Mais une dernière chose à propos des films... Peter écrivait et à ce moment-là je travaillais avec Peter Brook à Londres et puis à New York pour la pièce et le film tiré de Marat. Puis je suis revenue à Stockholm et Peter et moi l’avons plus ou moins réalisé ensemble. Peter Brook était le réalisateur, mais il nous a donné la chance de diriger plus ou moins... C’est fantastique qu’il nous ait permis de faire ça. Je me suis occupée du décor...
Donc Peter Brook a fait le film dans des studios à Londres et, deux semaines après, une offre est arrivée de la part de Buñuel pour réaliser ce film. Peter était un grand admirateur de Buñuel, il avait écrit des articles sur lui et l’avait rencontré une fois à Paris. Moi, j’ai rencontré Buñuel à Mexico parce que j’y suis restée une longue période... mais c’était trop tard, Peter Brook avait les droits du film pour dix-huit ans et Buñuel avait déjà quatre-vingts ans ! Nous avons fini par en rire... Évidemment, pour Peter ça aurait été fantastique si... dans un sens c’est la dernière rencontre entre Peter et les films. Après sa mort, j’ai été en contact avec des Espagnols qui voulaient faire un film à partir de l’épisode de la guerre d’Espagne dans L’Esthétique de la résistance. Mais je ne sais pas si ça a été fait... La seule chose que je peux dire, si on regarde la manière dont Peter peignait, réalisait, illustrait et écrivait, il y a un long fil directeur qui est l’engagement social.
Gunilla Palmstierna-Weiss et Léonie De Rudder.

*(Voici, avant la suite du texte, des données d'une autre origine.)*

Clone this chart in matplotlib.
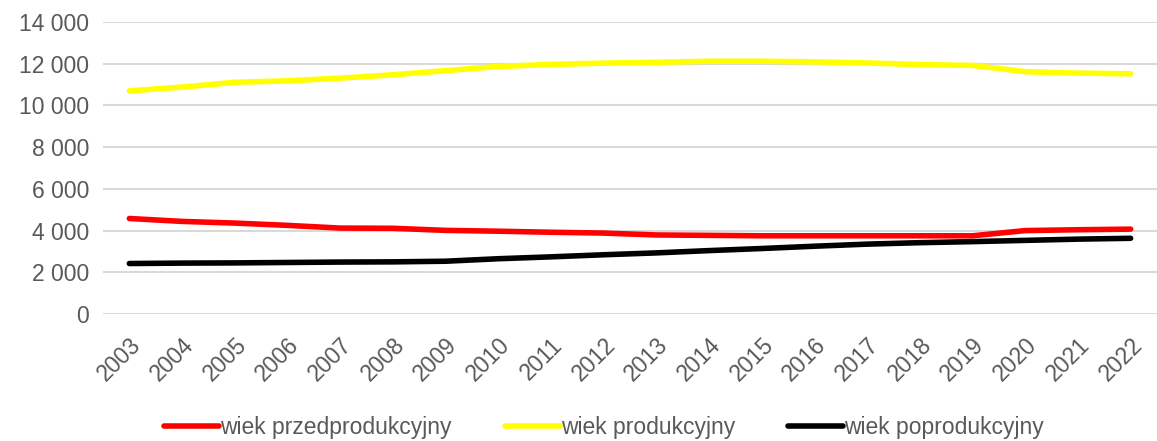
import matplotlib.pyplot as plt
from matplotlib.ticker import FuncFormatter

plt.rcParams['font.family'] = ['Liberation Sans', 'DejaVu Sans']

years = [str(y) for y in range(2003, 2023)]

# ludnosc wg ekonomicznych grup wieku
przedprodukcyjny = [4580, 4440, 4360, 4250, 4120, 4110, 4010, 3970, 3920, 3880,
                    3790, 3770, 3750, 3750, 3750, 3750, 3750, 4000, 4040, 4070]
produkcyjny = [10700, 10880, 11110, 11180, 11310, 11470, 11670, 11870, 11970, 12030,
               12070, 12120, 12120, 12090, 12040, 11960, 11920, 11620, 11550, 11520]
poprodukcyjny = [2420, 2440, 2450, 2470, 2490, 2500, 2530, 2650, 2740, 2840,
                 2930, 3040, 3140, 3250, 3350, 3420, 3470, 3530, 3590, 3630]

fig = plt.figure(figsize=(11.57, 4.41), dpi=100)
ax = fig.add_axes([0.089, 0.288, 0.911, 0.662])

x = range(len(years))
ax.plot(x, przedprodukcyjny, color='#ff0000', linewidth=4, solid_capstyle='round',
        label='wiek przedprodukcyjny')
ax.plot(x, produkcyjny, color='#ffff00', linewidth=4, solid_capstyle='round',
        label='wiek produkcyjny')
ax.plot(x, poprodukcyjny, color='#000000', linewidth=4, solid_capstyle='round',
        label='wiek poprodukcyjny')

ax.set_xlim(-0.5, len(years) - 0.5)
ax.set_ylim(0, 14000)
ax.set_yticks(range(0, 14001, 2000))
ax.yaxis.set_major_formatter(FuncFormatter(lambda v, p: f'{int(v):,}'.replace(',', ' ')))
ax.set_xticks(list(x))
ax.set_xticklabels(years, rotation=45, ha='right', rotation_mode='anchor')

ax.grid(axis='y', color='#d9d9d9', linewidth=1.5)
ax.set_axisbelow(True)
for s in ax.spines.values():
    s.set_visible(False)
ax.tick_params(length=0, labelsize=16.5, labelcolor='#595959')
ax.tick_params(axis='x', pad=14)
ax.tick_params(axis='y', pad=10)

fig.legend(loc='center', bbox_to_anchor=(0.522, 0.03), ncol=3, frameon=False,
           fontsize=16.5, labelcolor='#595959', handlelength=2.4, handletextpad=0.05,
           columnspacing=2.3)

plt.savefig('out.png', dpi=100)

[1] Pontus Hultén qui a réalisé l’hilarant En Dag i staden en 1955 en collaboration avec Hans Nordenström.
[2] Parmi les différents groupes auxquels Peter Weiss a participé, nous pouvons citer : University Film Society, Stockholmfilmstudio, Svenska Film Studio et Arbetsgrupper för film.
[3] Bag de ens facader (Derrière la façade), 27 mn, 1961.
[4] Svenska flickor in Paris (Des nanas suédoises à Paris), 1962, exploité aux États-Unis sous le titre Flamboyant Sex (source Imdb)
[5] Catherine de Seynes, cousine de Gunilla Palmstierna, épouse du peintre Jean Bazaine, qui a réalisé la traduction de l’essai de Peter Weiss Cinéma d’avant-garde, écrit en 1956, publié chez L’Arche en 1989.